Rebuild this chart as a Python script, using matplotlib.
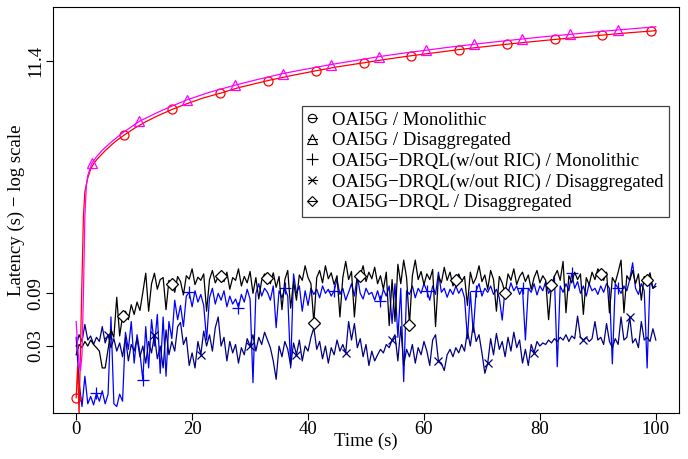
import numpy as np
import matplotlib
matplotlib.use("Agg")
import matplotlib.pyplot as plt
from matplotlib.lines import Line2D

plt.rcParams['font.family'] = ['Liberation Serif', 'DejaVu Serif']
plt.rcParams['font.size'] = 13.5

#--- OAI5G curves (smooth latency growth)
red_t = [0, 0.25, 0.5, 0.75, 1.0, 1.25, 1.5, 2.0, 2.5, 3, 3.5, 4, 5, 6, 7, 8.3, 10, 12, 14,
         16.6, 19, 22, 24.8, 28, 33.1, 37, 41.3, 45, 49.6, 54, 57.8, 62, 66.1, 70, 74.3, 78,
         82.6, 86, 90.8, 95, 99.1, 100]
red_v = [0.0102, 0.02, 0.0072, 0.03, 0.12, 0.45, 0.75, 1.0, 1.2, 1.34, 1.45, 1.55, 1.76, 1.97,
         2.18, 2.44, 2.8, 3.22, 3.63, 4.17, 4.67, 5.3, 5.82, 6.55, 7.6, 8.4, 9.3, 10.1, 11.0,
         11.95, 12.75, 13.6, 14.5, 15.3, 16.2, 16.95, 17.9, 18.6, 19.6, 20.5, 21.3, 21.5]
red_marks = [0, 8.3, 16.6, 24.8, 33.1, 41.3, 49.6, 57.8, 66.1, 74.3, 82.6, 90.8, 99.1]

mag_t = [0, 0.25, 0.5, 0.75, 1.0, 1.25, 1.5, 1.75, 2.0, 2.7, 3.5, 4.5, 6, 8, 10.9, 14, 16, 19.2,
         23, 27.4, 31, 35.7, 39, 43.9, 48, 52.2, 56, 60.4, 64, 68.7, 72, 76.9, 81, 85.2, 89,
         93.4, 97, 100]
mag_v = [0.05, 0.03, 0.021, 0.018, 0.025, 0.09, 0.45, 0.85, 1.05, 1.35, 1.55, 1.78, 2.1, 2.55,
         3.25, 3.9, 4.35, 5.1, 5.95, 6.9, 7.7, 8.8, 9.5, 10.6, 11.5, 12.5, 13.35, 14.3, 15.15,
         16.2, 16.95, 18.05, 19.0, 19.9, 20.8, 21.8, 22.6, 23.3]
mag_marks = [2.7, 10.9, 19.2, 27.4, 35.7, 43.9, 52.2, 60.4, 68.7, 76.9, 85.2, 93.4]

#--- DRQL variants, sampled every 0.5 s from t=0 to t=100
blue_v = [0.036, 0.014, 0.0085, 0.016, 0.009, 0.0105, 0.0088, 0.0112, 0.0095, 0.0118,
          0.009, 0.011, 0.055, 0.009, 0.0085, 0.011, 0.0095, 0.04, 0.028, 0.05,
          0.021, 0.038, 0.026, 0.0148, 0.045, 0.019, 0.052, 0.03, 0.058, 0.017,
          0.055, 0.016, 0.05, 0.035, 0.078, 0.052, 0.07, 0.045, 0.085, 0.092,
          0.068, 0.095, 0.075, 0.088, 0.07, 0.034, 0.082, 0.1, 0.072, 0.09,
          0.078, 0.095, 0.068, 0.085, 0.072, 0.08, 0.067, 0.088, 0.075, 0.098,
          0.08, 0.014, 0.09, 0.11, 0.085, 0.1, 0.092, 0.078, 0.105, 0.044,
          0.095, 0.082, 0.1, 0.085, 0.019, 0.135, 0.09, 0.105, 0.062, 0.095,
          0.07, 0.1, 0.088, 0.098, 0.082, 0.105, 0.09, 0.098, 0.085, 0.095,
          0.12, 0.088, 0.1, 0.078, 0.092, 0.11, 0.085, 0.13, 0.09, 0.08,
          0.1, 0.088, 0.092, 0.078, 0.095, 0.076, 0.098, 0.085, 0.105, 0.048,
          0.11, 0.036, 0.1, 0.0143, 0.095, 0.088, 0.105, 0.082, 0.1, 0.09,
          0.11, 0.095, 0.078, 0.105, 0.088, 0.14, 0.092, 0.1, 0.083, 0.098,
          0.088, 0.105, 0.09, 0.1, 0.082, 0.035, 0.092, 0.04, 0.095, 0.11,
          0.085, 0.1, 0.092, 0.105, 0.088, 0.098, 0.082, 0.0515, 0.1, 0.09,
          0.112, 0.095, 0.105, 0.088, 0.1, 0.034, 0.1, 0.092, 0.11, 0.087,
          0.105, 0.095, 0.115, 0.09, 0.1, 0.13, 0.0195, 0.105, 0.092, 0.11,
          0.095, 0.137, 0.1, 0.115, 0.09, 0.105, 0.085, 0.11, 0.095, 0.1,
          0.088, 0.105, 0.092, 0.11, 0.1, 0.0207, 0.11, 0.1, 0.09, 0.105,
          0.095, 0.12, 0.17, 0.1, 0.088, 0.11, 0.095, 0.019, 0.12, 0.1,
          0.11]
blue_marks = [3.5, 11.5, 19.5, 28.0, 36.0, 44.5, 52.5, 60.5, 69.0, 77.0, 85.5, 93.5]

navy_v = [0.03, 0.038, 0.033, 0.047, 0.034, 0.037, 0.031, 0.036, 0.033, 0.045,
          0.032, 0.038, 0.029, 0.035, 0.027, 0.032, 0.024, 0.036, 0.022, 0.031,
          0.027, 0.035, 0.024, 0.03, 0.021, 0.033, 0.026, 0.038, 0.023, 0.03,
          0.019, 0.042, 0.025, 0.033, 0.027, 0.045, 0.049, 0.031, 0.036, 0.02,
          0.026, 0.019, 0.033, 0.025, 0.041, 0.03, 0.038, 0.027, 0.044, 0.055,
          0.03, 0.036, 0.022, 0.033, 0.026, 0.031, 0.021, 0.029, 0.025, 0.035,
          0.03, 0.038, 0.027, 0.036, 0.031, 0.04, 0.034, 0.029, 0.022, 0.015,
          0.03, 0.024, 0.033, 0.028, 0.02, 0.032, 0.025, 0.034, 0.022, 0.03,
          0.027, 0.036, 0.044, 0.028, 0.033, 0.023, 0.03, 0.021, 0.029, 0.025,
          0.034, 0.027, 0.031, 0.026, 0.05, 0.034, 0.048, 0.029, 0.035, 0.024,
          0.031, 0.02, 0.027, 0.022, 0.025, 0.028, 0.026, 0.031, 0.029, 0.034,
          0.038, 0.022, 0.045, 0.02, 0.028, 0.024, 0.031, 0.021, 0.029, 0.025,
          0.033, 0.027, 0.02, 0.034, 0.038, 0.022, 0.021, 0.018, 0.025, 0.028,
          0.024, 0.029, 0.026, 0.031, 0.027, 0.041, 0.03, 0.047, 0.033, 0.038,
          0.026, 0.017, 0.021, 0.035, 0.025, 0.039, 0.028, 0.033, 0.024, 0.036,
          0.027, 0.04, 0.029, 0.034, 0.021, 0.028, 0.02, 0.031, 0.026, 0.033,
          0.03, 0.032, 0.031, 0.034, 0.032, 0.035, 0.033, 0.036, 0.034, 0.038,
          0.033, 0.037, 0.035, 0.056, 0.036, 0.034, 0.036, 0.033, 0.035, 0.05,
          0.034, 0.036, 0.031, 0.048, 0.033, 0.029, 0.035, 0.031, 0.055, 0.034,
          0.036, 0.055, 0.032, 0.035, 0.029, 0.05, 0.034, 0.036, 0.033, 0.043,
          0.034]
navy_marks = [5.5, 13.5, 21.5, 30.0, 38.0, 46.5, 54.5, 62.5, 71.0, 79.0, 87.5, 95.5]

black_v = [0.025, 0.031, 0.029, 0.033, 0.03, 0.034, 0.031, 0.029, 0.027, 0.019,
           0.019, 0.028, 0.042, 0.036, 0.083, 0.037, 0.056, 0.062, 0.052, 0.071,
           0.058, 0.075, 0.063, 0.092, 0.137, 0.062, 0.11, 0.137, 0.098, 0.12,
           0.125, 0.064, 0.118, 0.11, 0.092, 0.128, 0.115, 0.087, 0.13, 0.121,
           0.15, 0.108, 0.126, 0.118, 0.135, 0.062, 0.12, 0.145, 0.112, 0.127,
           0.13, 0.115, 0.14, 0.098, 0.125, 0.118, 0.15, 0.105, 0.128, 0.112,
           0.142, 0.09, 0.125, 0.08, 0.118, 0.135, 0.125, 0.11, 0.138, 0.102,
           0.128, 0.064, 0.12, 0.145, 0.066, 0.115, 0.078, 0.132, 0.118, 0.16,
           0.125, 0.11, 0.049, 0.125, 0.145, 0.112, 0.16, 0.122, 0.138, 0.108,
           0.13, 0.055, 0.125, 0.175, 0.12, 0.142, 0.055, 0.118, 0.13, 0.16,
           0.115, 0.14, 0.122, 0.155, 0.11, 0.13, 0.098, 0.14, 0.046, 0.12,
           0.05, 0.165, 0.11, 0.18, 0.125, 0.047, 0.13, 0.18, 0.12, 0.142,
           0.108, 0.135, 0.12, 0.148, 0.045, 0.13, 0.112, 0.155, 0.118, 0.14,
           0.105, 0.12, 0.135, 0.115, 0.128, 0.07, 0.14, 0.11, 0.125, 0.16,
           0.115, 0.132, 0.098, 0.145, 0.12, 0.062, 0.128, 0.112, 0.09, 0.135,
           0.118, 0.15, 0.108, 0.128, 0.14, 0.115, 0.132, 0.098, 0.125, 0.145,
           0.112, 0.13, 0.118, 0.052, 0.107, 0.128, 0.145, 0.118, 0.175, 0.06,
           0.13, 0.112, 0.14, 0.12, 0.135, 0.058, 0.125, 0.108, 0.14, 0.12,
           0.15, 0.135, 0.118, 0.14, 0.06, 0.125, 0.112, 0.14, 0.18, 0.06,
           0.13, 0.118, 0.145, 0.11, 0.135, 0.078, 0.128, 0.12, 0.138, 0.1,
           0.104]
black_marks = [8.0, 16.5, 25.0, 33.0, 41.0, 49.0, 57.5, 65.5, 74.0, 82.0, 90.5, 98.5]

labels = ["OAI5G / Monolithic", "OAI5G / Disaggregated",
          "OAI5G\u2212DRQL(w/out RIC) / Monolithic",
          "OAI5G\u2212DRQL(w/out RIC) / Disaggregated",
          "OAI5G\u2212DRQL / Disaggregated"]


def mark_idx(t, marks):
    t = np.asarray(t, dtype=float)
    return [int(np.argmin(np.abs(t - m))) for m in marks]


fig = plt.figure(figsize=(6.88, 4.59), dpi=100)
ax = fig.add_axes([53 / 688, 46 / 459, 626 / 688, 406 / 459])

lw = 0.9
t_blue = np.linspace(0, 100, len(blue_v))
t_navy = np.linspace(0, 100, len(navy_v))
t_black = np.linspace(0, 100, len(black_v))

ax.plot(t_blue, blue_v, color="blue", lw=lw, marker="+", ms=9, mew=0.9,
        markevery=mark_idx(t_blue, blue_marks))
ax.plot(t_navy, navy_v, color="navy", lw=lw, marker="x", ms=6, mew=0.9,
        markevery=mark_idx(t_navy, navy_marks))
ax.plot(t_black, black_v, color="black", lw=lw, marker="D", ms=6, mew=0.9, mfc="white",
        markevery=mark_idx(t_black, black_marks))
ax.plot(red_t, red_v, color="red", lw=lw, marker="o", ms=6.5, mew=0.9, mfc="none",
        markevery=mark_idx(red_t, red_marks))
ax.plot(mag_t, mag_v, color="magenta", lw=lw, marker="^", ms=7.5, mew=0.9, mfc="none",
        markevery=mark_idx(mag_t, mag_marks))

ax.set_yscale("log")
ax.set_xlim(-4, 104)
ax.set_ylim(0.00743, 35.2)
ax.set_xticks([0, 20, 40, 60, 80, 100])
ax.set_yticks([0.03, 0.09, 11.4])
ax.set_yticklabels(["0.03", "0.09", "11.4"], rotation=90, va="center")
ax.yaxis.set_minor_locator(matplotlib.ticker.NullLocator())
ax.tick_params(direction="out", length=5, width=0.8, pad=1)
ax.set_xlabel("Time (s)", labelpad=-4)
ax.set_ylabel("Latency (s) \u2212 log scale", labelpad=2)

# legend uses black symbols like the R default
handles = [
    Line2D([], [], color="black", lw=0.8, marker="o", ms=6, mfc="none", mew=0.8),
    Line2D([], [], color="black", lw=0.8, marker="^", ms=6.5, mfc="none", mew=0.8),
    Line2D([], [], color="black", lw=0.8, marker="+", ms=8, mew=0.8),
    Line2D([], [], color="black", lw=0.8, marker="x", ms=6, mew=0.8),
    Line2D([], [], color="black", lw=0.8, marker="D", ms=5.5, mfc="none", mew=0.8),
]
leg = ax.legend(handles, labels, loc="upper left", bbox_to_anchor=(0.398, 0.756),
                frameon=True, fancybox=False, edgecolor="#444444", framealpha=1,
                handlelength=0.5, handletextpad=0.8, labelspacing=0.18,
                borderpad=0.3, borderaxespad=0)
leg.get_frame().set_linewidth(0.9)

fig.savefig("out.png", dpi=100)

──────────────────────────────

### The problem
Emit the lines of the material exactly, from its first line to the line containing "76.9, 85.2, 93.4]", inclusive; leave every picture out.

### Task response
Rebuild this chart as a Python script, using matplotlib.
import numpy as np
import matplotlib
matplotlib.use("Agg")
import matplotlib.pyplot as plt
from matplotlib.lines import Line2D

plt.rcParams['font.family'] = ['Liberation Serif', 'DejaVu Serif']
plt.rcParams['font.size'] = 13.5

#--- OAI5G curves (smooth latency growth)
red_t = [0, 0.25, 0.5, 0.75, 1.0, 1.25, 1.5, 2.0, 2.5, 3, 3.5, 4, 5, 6, 7, 8.3, 10, 12, 14,
         16.6, 19, 22, 24.8, 28, 33.1, 37, 41.3, 45, 49.6, 54, 57.8, 62, 66.1, 70, 74.3, 78,
         82.6, 86, 90.8, 95, 99.1, 100]
red_v = [0.0102, 0.02, 0.0072, 0.03, 0.12, 0.45, 0.75, 1.0, 1.2, 1.34, 1.45, 1.55, 1.76, 1.97,
         2.18, 2.44, 2.8, 3.22, 3.63, 4.17, 4.67, 5.3, 5.82, 6.55, 7.6, 8.4, 9.3, 10.1, 11.0,
         11.95, 12.75, 13.6, 14.5, 15.3, 16.2, 16.95, 17.9, 18.6, 19.6, 20.5, 21.3, 21.5]
red_marks = [0, 8.3, 16.6, 24.8, 33.1, 41.3, 49.6, 57.8, 66.1, 74.3, 82.6, 90.8, 99.1]

mag_t = [0, 0.25, 0.5, 0.75, 1.0, 1.25, 1.5, 1.75, 2.0, 2.7, 3.5, 4.5, 6, 8, 10.9, 14, 16, 19.2,
         23, 27.4, 31, 35.7, 39, 43.9, 48, 52.2, 56, 60.4, 64, 68.7, 72, 76.9, 81, 85.2, 89,
         93.4, 97, 100]
mag_v = [0.05, 0.03, 0.021, 0.018, 0.025, 0.09, 0.45, 0.85, 1.05, 1.35, 1.55, 1.78, 2.1, 2.55,
         3.25, 3.9, 4.35, 5.1, 5.95, 6.9, 7.7, 8.8, 9.5, 10.6, 11.5, 12.5, 13.35, 14.3, 15.15,
         16.2, 16.95, 18.05, 19.0, 19.9, 20.8, 21.8, 22.6, 23.3]
mag_marks = [2.7, 10.9, 19.2, 27.4, 35.7, 43.9, 52.2, 60.4, 68.7, 76.9, 85.2, 93.4]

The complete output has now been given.